Ex-Pentagon ‘Psychic’ Claims He Used Abilities to Find Body of Missing Toddler

'Maj Dames, 74, showed The Sun emails he sent police in December saying Emile was ‘located at, or in proximity to’ a field that turned out to be immediately next to the site...'

(Ken Silva, Headline USA) British tabloid The Sun published a bizarre story on Monday, featuring the ex-Pentagon “psychic” who helped inspire the 2009 George Clooney movie, The Men Who Stare At Goats.

The inspiration for that film, retired Pentagon officer Major Ed Dames, is now reportedly claiming to have used his abilities to find the body of a missing two-year-old in France, according to the Sun. Dames made his claim after police found the toddler’s remains Saturday in a field that had been scoured for clues shortly afterwards, which has reportedly left locals wondering if they had been removed by his killer, and then replaced.

“Maj Dames, 74, showed The Sun emails he sent police in December saying Emile was ‘located at, or in proximity to’ a field that turned out to be immediately next to the site,” the Sun reported Monday.

As the Sun reported, Dames purportedly developed his para-normal detective skills as operations and training officer at the joint CIA and Army Psychic Intelligence Unit.

According to Dames’s website, he served as both training and operations officer for the U.S. government’s “TOP SECRET psychic espionage unit.”

Dames said he retired from the Army due to documents about his operations—which he calls “remote viewing”—were leaked to the public in the 90s.

He now “teaches” remote viewing at www.remoteviewingmatrix.com.

Others have called Dames a fraud who exploits missing and murdered children for his own grift.

Dames’s wiki points to the numerous contradictory claims and failed predictions he’s made over the years, and an article on ufowatchdog.com tells a story of a time he was tricked into believing there was an impending missile attack coming from the North Pole based on radar data—when, in fact, the radar was depicting Santa Claus.

According to the ufowatchdog article, Dames looked at the radar and “it was obvious to [him] what was going on here: Some kind of terrorist attack was being planned. The target was apparently an ultralight plane or a specially modified helicopter, loaded with an atomic bomb – or bombs – and designed to fly under U.S. and Canadian radar surveillance.”

However, it was a prank— “a measure of revenge for all the brain-bending bilocations he’d had to endure on advanced training targets,” the article said.
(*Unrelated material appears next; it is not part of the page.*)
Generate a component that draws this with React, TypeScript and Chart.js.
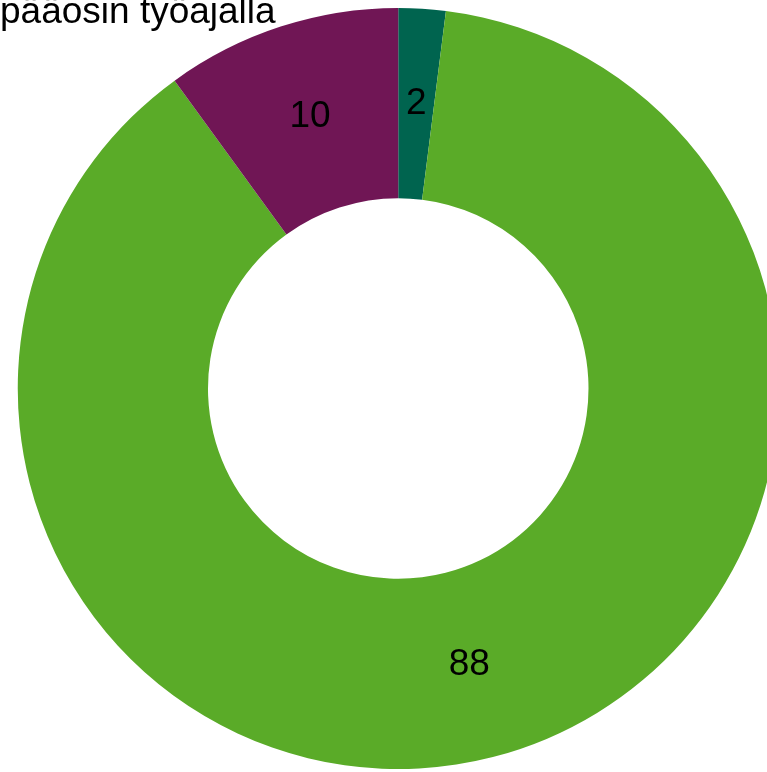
import React, { useEffect, useRef } from "react";
import { Chart, registerables } from "chart.js";

Chart.register(...registerables);

const categories = ["A", "B", "C"];
const values = [2, 88, 10];
const colors = ["#00644f", "#5aab28", "#701655"];
const titleText = "pääosin työajalla";

const labelPlugin = {
  id: "arcLabels",
  afterDatasetsDraw(chart: any) {
    const ctx = chart.ctx;
    const meta = chart.getDatasetMeta(0);
    ctx.save();
    ctx.font = '37px "Liberation Sans", Arial, sans-serif';
    ctx.fillStyle = "#000000";
    ctx.textAlign = "center";
    ctx.textBaseline = "middle";
    meta.data.forEach((arc: any, i: number) => {
      const p = arc.getCenterPoint();
      ctx.fillText(String(values[i]), p.x, p.y);
    });
    ctx.textAlign = "left";
    ctx.textBaseline = "alphabetic";
    ctx.fillText(titleText, 0, 23);
    ctx.restore();
  },
};

export default function App() {
  const ref = useRef<HTMLCanvasElement | null>(null);
  useEffect(() => {
    document.body.style.margin = "0";
    const chart = new Chart(ref.current as HTMLCanvasElement, {
      type: "doughnut",
      data: {
        labels: categories,
        datasets: [
          {
            data: values,
            backgroundColor: colors,
            borderWidth: 0,
          },
        ],
      },
      options: {
        responsive: false,
        animation: false,
        cutout: "50%",
        layout: { padding: { left: 17.5, right: 0, top: 8, bottom: 3 } },
        plugins: {
          legend: { display: false },
          tooltip: { enabled: false },
          title: { display: false },
        },
      },
      plugins: [labelPlugin],
    });
    return () => chart.destroy();
  }, []);
  return (
    <div style={{ position: "fixed", left: 0, top: 0, width: 767, height: 772, overflow: "hidden", background: "#fff" }}>
      <canvas ref={ref} width={779} height={772} style={{ width: 779, height: 772, display: "block" }} />
    </div>
  );
}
“The prank was that the target’s identity had been known to the viewers all along. It was not a terrorist attack; it was Santa Claus and his sleigh. Each viewer had simply gone through the usual structure of a CRV session, describing Santa’s raw attributes, and even making rough sketches of the sleigh and reindeer, but never actually naming the target,” the article said.

“The idea had been to see what interpretations Dames would make, when presented with such unusual material. Xenakis had agreed to go along, and Dames, it seemed, had fallen right into it.”